What is the outlook for real estate and the housing market? You’ve said that we’re in a “housing correction.” Where could that take us moving forward?
The housing sector is the most interest rate–sensitive sector of the economy. The Fed is working to keep inflation expectations down and to slow the growth in the economy so that it doesn’t blow past full employment and inflation becomes worse. So that means housing has to struggle, has to suffer—it’s gonna feel it. And it is. We’re seeing it clearly in home sales and housing demand, and the next place we’ll see it will be in house prices as home sellers ultimately give up and start marking down their list price, and we’ll see prices nationwide go flat, I think.
If it goes flat for the next couple, three years, that means a fair number of markets are going to experience price declines, mostly in the South and the West, where prices have been the most juiced up. That assumes no recession. If we do get a recession—the typical downturn—then I think we will get some national price declines: 5% down, peak to trough, something like that. But the most likely scenario in my mind remains that prices essentially just flatline here for the next two, three years as the market adjusts to these higher mortgage rates.
We should start seeing some flattening out in price certainly this fall, towards the end of the year.
What sectors or industries do you imagine would be hardest hit if we did have a recession in 2022?
Anything construction related, housing related, real estate related, both on the residential side and on the commercial side…Manufacturing typically gets nailed; that’s interest rate sensitive…Anything commodity-related, mining…Ultimately the industries that cater towards a discretionary consumer: leisure, hospitality, restaurants, recreational activities, travel, elective health care, financial services—they’ll all start to see weakness.
How do you imagine geopolitics and the Russia-Ukraine war will affect the U.S. economy moving forward?
The key link is through oil prices. I think we’ve seen the worst of that, because anyone who’s going to sanction Russian oil has done it…If there’s some disruption from Russian oil to China and India—because a lot of oil is going in that direction—if that got disrupted for whatever reason, and oil prices jumped again, that would be a problem.
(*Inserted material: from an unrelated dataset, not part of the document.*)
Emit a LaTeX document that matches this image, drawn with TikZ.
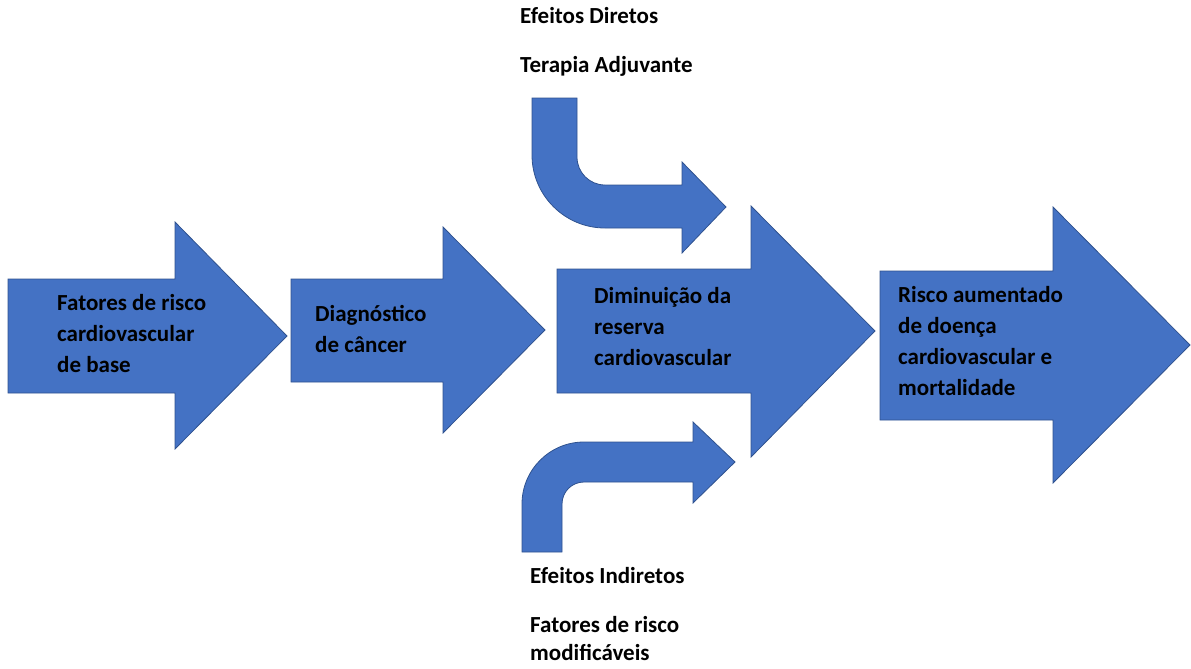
\documentclass[tikz,border=0pt]{standalone}
\usepackage{fontspec}
\setmainfont{Carlito}
\usepackage{tikz}
\definecolor{ArrBlue}{RGB}{68,114,196}
\definecolor{ArrEdge}{RGB}{47,82,143}

\begin{document}
\begin{tikzpicture}[x=1pt, y=-1pt,
          blk/.style={fill=ArrBlue, draw=ArrEdge, line width=0.8pt, line join=miter},
          lbl/.style={anchor=base west, inner sep=0pt, align=left,
                      font=\fontsize{23}{31}\selectfont\bfseries},
          lbltwo/.style={lbl, font=\fontsize{23}{28}\selectfont\bfseries}
        ]
        \useasboundingbox (0,0) rectangle (1191,669);

        % Main block arrows
        \draw[blk] (8,279) -- (175,279) -- (175,222) -- (287,336)
              -- (175,449) -- (175,393) -- (8,393) -- cycle;
        \draw[blk] (291,279) -- (443,279) -- (443,227) -- (545,330)
              -- (443,433) -- (443,382) -- (291,382) -- cycle;
        \draw[blk] (557,269) -- (751,269) -- (751,206) -- (875,331)
              -- (751,457) -- (751,393) -- (557,393) -- cycle;
        \draw[blk] (880,271) -- (1053,271) -- (1053,207) -- (1190,345)
              -- (1053,483) -- (1053,420) -- (880,420) -- cycle;

        % Bent arrow from above (direct effects)
        \draw[blk] (532,98) -- (532,155)
              .. controls (532,195.3) and (564.7,228) .. (605,228)
              -- (682,228) -- (682,253) -- (726,207) -- (682,162) -- (682,185)
              -- (605,185) .. controls (589.5,185) and (577,172.5) .. (577,157)
              -- (577,98) -- cycle;

        % Bent arrow from below (indirect effects)
        \draw[blk] (522,552) -- (522,504)
              .. controls (522,469.8) and (549.8,442) .. (584,442)
              -- (693,442) -- (693,422) -- (735,462) -- (693,503) -- (693,482)
              -- (584,482) .. controls (571.8,482) and (562,491.8) .. (562,504)
              -- (562,552) -- cycle;

        % Labels in the block arrows (placed at the baseline of the last line)
        \node[lbl] (base) at (57,372) {Fatores de risco\\cardiovascular\\de base};
        \node[lbl] (diag) at (315,352) {Diagnóstico\\de câncer};
        \node[lbl] (resv) at (594,365) {Diminuição da\\reserva\\cardiovascular};
        \node[lbl] (risk) at (898,395)
              {Risco aumentado\\de doença\\cardiovascular e\\mortalidade};

        % Labels of the side effects
        \node[lbl] (dir) at (520,24) {Efeitos Diretos};
        \node[lbl] (adj) at (520,73) {Terapia Adjuvante};
        \node[lbl] (ind) at (530,583) {Efeitos Indiretos};
        \node[lbltwo] (mod) at (530,660) {Fatores de risco\\modificáveis};
      \end{tikzpicture}
\end{document}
If we go back to $125 a barrel, where we were a couple of months ago, and gas prices head back towards $5 and over, I think it’d be hard to avoid a recession at that point.
What’s one thing that makes you optimistic and one thing that makes you worried about the economy right now?
What worries me the most is that people are so worried—we can talk ourselves into a recession. The thing that makes me most optimistic goes back to the key to all of it: It’s the American consumer, who continues to drive the economic train, not only here but globally. As long as the American consumer hangs tough, and everything suggests that she should, the economy should avoid recession.